↓

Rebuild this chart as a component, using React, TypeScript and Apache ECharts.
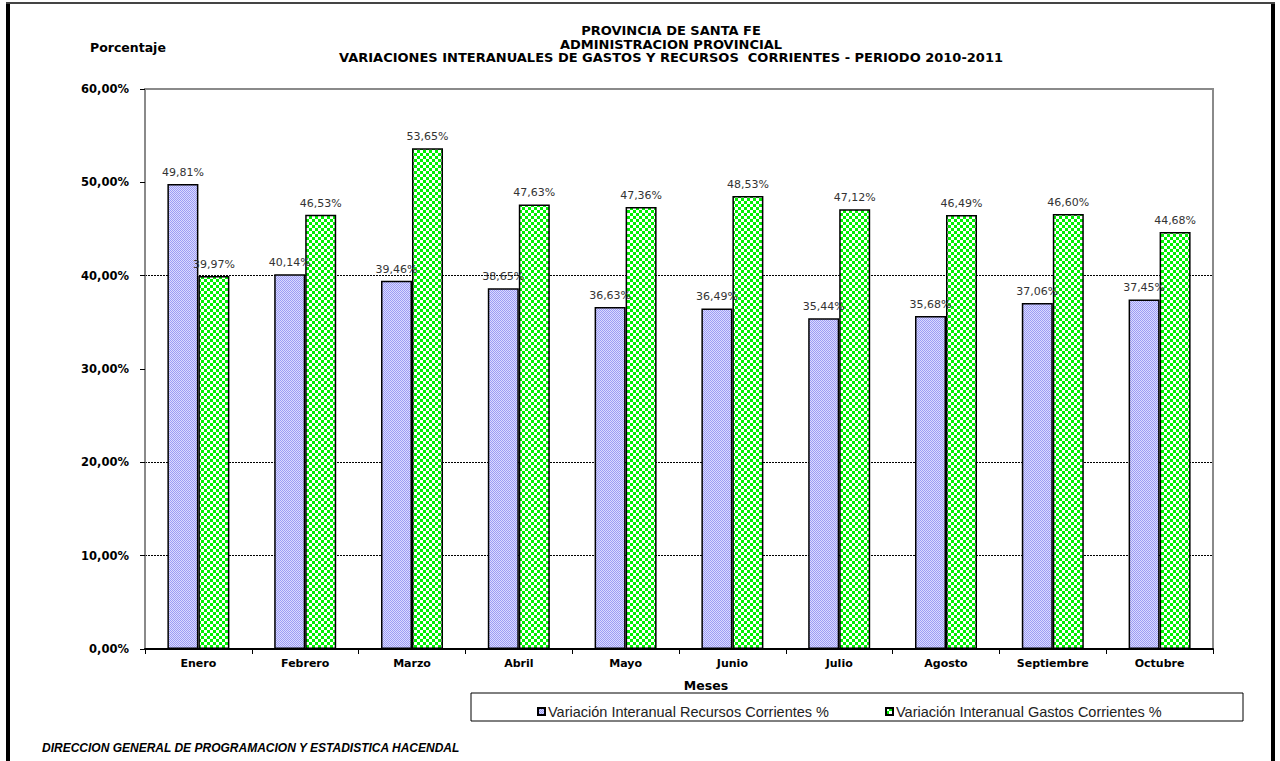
import React, { useEffect, useRef } from "react";
import * as echarts from "echarts";

const categories = ["Enero", "Febrero", "Marzo", "Abril", "Mayo", "Junio", "Julio", "Agosto", "Septiembre", "Octubre"];
const recursos = [49.81, 40.14, 39.46, 38.65, 36.63, 36.49, 35.44, 35.68, 37.06, 37.45];
const gastos = [39.97, 46.53, 53.65, 47.63, 47.36, 48.53, 47.12, 46.49, 46.6, 44.68];
const yTicks = [0, 10, 20, 30, 40, 50, 60];
const titleLines = [
  "PROVINCIA DE SANTA FE",
  "ADMINISTRACION PROVINCIAL",
  "VARIACIONES INTERANUALES DE GASTOS Y RECURSOS  CORRIENTES - PERIODO 2010-2011",
];
const seriesNames = ["Variación Interanual Recursos Corrientes %", "Variación Interanual Gastos Corrientes %"];

const FONT = "'Liberation Sans', Arial, sans-serif";
const WIDE = "'DejaVu Sans', sans-serif";
const fmt = (v: number) => v.toFixed(2).replace(".", ",") + "%";

function makePattern(size: number, bg: string, fg: string, cells: number[][]) {
  const c = document.createElement("canvas");
  c.width = size;
  c.height = size;
  const ctx = c.getContext("2d")!;
  ctx.fillStyle = bg;
  ctx.fillRect(0, 0, size, size);
  ctx.fillStyle = fg;
  cells.forEach(([x, y, w, h]) => ctx.fillRect(x, y, w, h));
  return c;
}

export default function App() {
  const ref = useRef<HTMLDivElement>(null);
  useEffect(() => {
    if (!ref.current) return;
    const chart = echarts.init(ref.current, null, { renderer: "svg" });
    const blue = makePattern(2, "#dadaff", "#9c9cf4", [[0, 0, 1, 1], [1, 1, 1, 1]]);
    const green = makePattern(6, "#00f000", "#ffffff", [[0, 0, 3, 3], [3, 3, 3, 3]]);
    const gridColors = yTicks.map((t) => (t === 10 || t === 20 || t === 40 ? "#000" : "rgba(0,0,0,0)"));
    const barLabel = {
      show: true,
      position: "top",
      distance: 6,
      fontFamily: WIDE,
      fontSize: 11,
      color: "#333",
      formatter: (p: any) => fmt(p.value),
    };
    const option: any = {
      animation: false,
      backgroundColor: "#fff",
      textStyle: { fontFamily: FONT },
      grid: {
        left: 145,
        right: 67,
        top: 89,
        bottom: 112,
        show: true,
        borderColor: "#8a8a8a",
        borderWidth: 2,
        backgroundColor: "transparent",
      },
      legend: {
        left: 532,
        top: 699,
        itemWidth: 7,
        itemHeight: 7,
        itemGap: 56,
        icon: "rect",
        textStyle: { fontFamily: FONT, fontSize: 14.5, color: "#222", padding: [0, 0, 0, -2] },
        data: seriesNames,
      },
      xAxis: {
        type: "category",
        data: categories,
        axisLine: { lineStyle: { color: "#000", width: 2 } },
        axisTick: { show: true, length: 5, lineStyle: { color: "#000", width: 1 } },
        axisLabel: { fontFamily: WIDE, fontSize: 11, fontWeight: "bold", color: "#000", margin: 9 },
      },
      yAxis: {
        type: "value",
        min: 0,
        max: 60,
        interval: 10,
        axisLine: { show: true, lineStyle: { color: "#8a8a8a", width: 1.5 } },
        axisTick: { show: true, length: 5, lineStyle: { color: "#000" } },
        axisLabel: {
          fontFamily: WIDE,
          fontSize: 11.5,
          fontWeight: "bold",
          color: "#000",
          margin: 16,
          formatter: (v: number) => fmt(v),
        },
        splitLine: { show: true, lineStyle: { color: gridColors, type: [2, 1], width: 1 } },
      },
      series: [
        {
          name: seriesNames[0],
          type: "bar",
          data: recursos,
          barWidth: 31,
          barGap: "0%",
          itemStyle: { color: { image: blue, repeat: "repeat" }, borderColor: "#000", borderWidth: 1.5 },
          label: barLabel,
        },
        {
          name: seriesNames[1],
          type: "bar",
          data: gastos,
          barWidth: 31,
          barGap: "0%",
          itemStyle: { color: { image: green, repeat: "repeat" }, borderColor: "#000", borderWidth: 1.5 },
          label: barLabel,
        },
      ],
      graphic: [
        { type: "line", shape: { x1: 8, y1: 3, x2: 8, y2: 761 }, style: { stroke: "#000", lineWidth: 4 } },
        { type: "line", shape: { x1: 1273, y1: 3, x2: 1273, y2: 761 }, style: { stroke: "#000", lineWidth: 4 } },
        { type: "line", shape: { x1: 6, y1: 3, x2: 1275, y2: 3 }, style: { stroke: "#444", lineWidth: 2 } },
        ...titleLines.map((t, i) => ({
          type: "text",
          x: 671,
          y: 30.5 + i * 13.5,
          style: {
            text: t,
            fontFamily: WIDE,
            fontSize: 13,
            lineHeight: 13,
            fontWeight: "bold",
            fill: "#000",
            textAlign: "center",
            textVerticalAlign: "middle",
          },
        })),
        {
          type: "text",
          x: 90,
          y: 47,
          style: { text: "Porcentaje", fontFamily: WIDE, fontSize: 12.5, fontWeight: "bold", fill: "#000", textVerticalAlign: "middle" },
        },
        {
          type: "text",
          x: 706,
          y: 685,
          style: { text: "Meses", fontFamily: WIDE, fontSize: 12.5, fontWeight: "bold", fill: "#000", textAlign: "center", textVerticalAlign: "middle" },
        },
        {
          type: "rect",
          shape: { x: 471, y: 693, width: 772, height: 28 },
          style: { fill: "none", stroke: "#000", lineWidth: 1 },
          z: -1,
        },
        {
          type: "text",
          x: 42,
          y: 748,
          style: {
            text: "DIRECCION GENERAL DE PROGRAMACION Y ESTADISTICA HACENDAL",
            fontFamily: FONT,
            fontSize: 12,
            fontWeight: "bold",
            fontStyle: "italic",
            fill: "#000",
            textVerticalAlign: "middle",
          },
        },
      ],
    };
    chart.setOption(option);
    return () => chart.dispose();
  }, []);
  return <div ref={ref} style={{ position: "fixed", left: 0, top: 0, width: 1280, height: 761 }} />;
}
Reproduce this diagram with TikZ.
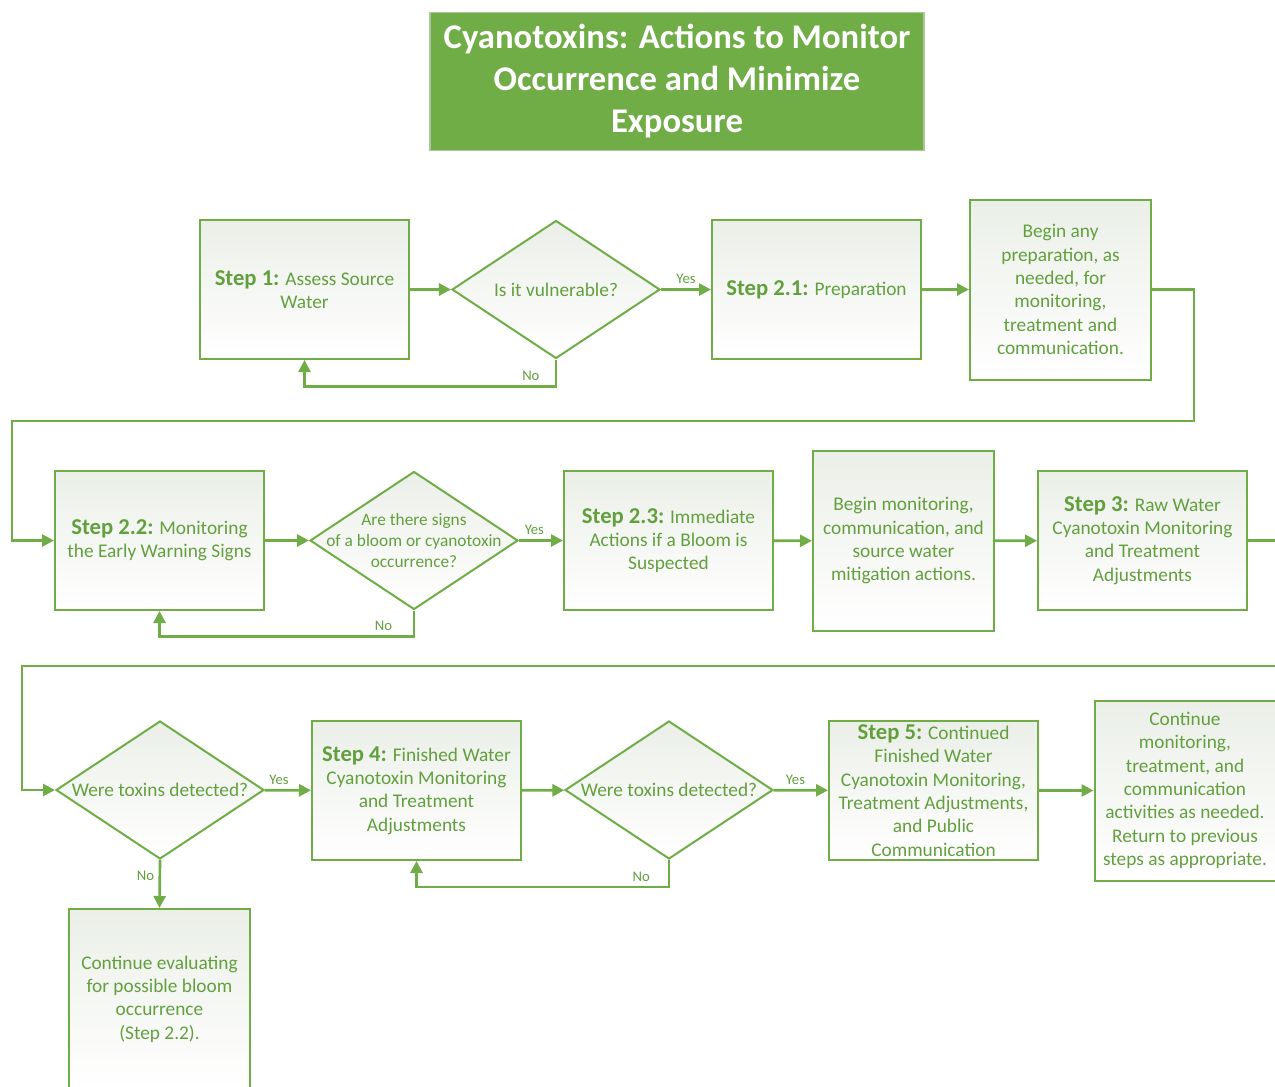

↑

_Problem_
Without including any pictures, reproduce the listing exactly.

_Output of the exercise_
Rebuild this chart as a component, using React, TypeScript and Apache ECharts.
import React, { useEffect, useRef } from "react";
import * as echarts from "echarts";

const categories = ["Enero", "Febrero", "Marzo", "Abril", "Mayo", "Junio", "Julio", "Agosto", "Septiembre", "Octubre"];
const recursos = [49.81, 40.14, 39.46, 38.65, 36.63, 36.49, 35.44, 35.68, 37.06, 37.45];
const gastos = [39.97, 46.53, 53.65, 47.63, 47.36, 48.53, 47.12, 46.49, 46.6, 44.68];
const yTicks = [0, 10, 20, 30, 40, 50, 60];
const titleLines = [
  "PROVINCIA DE SANTA FE",
  "ADMINISTRACION PROVINCIAL",
  "VARIACIONES INTERANUALES DE GASTOS Y RECURSOS  CORRIENTES - PERIODO 2010-2011",
];
const seriesNames = ["Variación Interanual Recursos Corrientes %", "Variación Interanual Gastos Corrientes %"];

const FONT = "'Liberation Sans', Arial, sans-serif";
const WIDE = "'DejaVu Sans', sans-serif";
const fmt = (v: number) => v.toFixed(2).replace(".", ",") + "%";

function makePattern(size: number, bg: string, fg: string, cells: number[][]) {
  const c = document.createElement("canvas");
  c.width = size;
  c.height = size;
  const ctx = c.getContext("2d")!;
  ctx.fillStyle = bg;
  ctx.fillRect(0, 0, size, size);
  ctx.fillStyle = fg;
  cells.forEach(([x, y, w, h]) => ctx.fillRect(x, y, w, h));
  return c;
}

export default function App() {
  const ref = useRef<HTMLDivElement>(null);
  useEffect(() => {
    if (!ref.current) return;
    const chart = echarts.init(ref.current, null, { renderer: "svg" });
    const blue = makePattern(2, "#dadaff", "#9c9cf4", [[0, 0, 1, 1], [1, 1, 1, 1]]);
    const green = makePattern(6, "#00f000", "#ffffff", [[0, 0, 3, 3], [3, 3, 3, 3]]);
    const gridColors = yTicks.map((t) => (t === 10 || t === 20 || t === 40 ? "#000" : "rgba(0,0,0,0)"));
    const barLabel = {
      show: true,
      position: "top",
      distance: 6,
      fontFamily: WIDE,
      fontSize: 11,
      color: "#333",
      formatter: (p: any) => fmt(p.value),
    };
    const option: any = {
      animation: false,
      backgroundColor: "#fff",
      textStyle: { fontFamily: FONT },
      grid: {
        left: 145,
        right: 67,
        top: 89,
        bottom: 112,
        show: true,
        borderColor: "#8a8a8a",
        borderWidth: 2,
        backgroundColor: "transparent",
      },
      legend: {
        left: 532,
        top: 699,
        itemWidth: 7,
        itemHeight: 7,
        itemGap: 56,
        icon: "rect",
        textStyle: { fontFamily: FONT, fontSize: 14.5, color: "#222", padding: [0, 0, 0, -2] },
        data: seriesNames,
      },
      xAxis: {
        type: "category",
        data: categories,
        axisLine: { lineStyle: { color: "#000", width: 2 } },
        axisTick: { show: true, length: 5, lineStyle: { color: "#000", width: 1 } },
        axisLabel: { fontFamily: WIDE, fontSize: 11, fontWeight: "bold", color: "#000", margin: 9 },
      },
      yAxis: {
        type: "value",
        min: 0,
        max: 60,
        interval: 10,
        axisLine: { show: true, lineStyle: { color: "#8a8a8a", width: 1.5 } },
        axisTick: { show: true, length: 5, lineStyle: { color: "#000" } },
        axisLabel: {
          fontFamily: WIDE,
          fontSize: 11.5,
          fontWeight: "bold",
          color: "#000",
          margin: 16,
          formatter: (v: number) => fmt(v),
        },
        splitLine: { show: true, lineStyle: { color: gridColors, type: [2, 1], width: 1 } },
      },
      series: [
        {
          name: seriesNames[0],
          type: "bar",
          data: recursos,
          barWidth: 31,
          barGap: "0%",
          itemStyle: { color: { image: blue, repeat: "repeat" }, borderColor: "#000", borderWidth: 1.5 },
          label: barLabel,
        },
        {
          name: seriesNames[1],
          type: "bar",
          data: gastos,
          barWidth: 31,
          barGap: "0%",
          itemStyle: { color: { image: green, repeat: "repeat" }, borderColor: "#000", borderWidth: 1.5 },
          label: barLabel,
        },
      ],
      graphic: [
        { type: "line", shape: { x1: 8, y1: 3, x2: 8, y2: 761 }, style: { stroke: "#000", lineWidth: 4 } },
        { type: "line", shape: { x1: 1273, y1: 3, x2: 1273, y2: 761 }, style: { stroke: "#000", lineWidth: 4 } },
        { type: "line", shape: { x1: 6, y1: 3, x2: 1275, y2: 3 }, style: { stroke: "#444", lineWidth: 2 } },
        ...titleLines.map((t, i) => ({
          type: "text",
          x: 671,
          y: 30.5 + i * 13.5,
          style: {
            text: t,
            fontFamily: WIDE,
            fontSize: 13,
            lineHeight: 13,
            fontWeight: "bold",
            fill: "#000",
            textAlign: "center",
            textVerticalAlign: "middle",
          },
        })),
        {
          type: "text",
          x: 90,
          y: 47,
          style: { text: "Porcentaje", fontFamily: WIDE, fontSize: 12.5, fontWeight: "bold", fill: "#000", textVerticalAlign: "middle" },
        },
        {
          type: "text",
          x: 706,
          y: 685,
          style: { text: "Meses", fontFamily: WIDE, fontSize: 12.5, fontWeight: "bold", fill: "#000", textAlign: "center", textVerticalAlign: "middle" },
        },
        {
          type: "rect",
          shape: { x: 471, y: 693, width: 772, height: 28 },
          style: { fill: "none", stroke: "#000", lineWidth: 1 },
          z: -1,
        },
        {
          type: "text",
          x: 42,
          y: 748,
          style: {
            text: "DIRECCION GENERAL DE PROGRAMACION Y ESTADISTICA HACENDAL",
            fontFamily: FONT,
            fontSize: 12,
            fontWeight: "bold",
            fontStyle: "italic",
            fill: "#000",
            textVerticalAlign: "middle",
          },
        },
      ],
    };
    chart.setOption(option);
    return () => chart.dispose();
  }, []);
  return <div ref={ref} style={{ position: "fixed", left: 0, top: 0, width: 1280, height: 761 }} />;
}
Reproduce this diagram with TikZ.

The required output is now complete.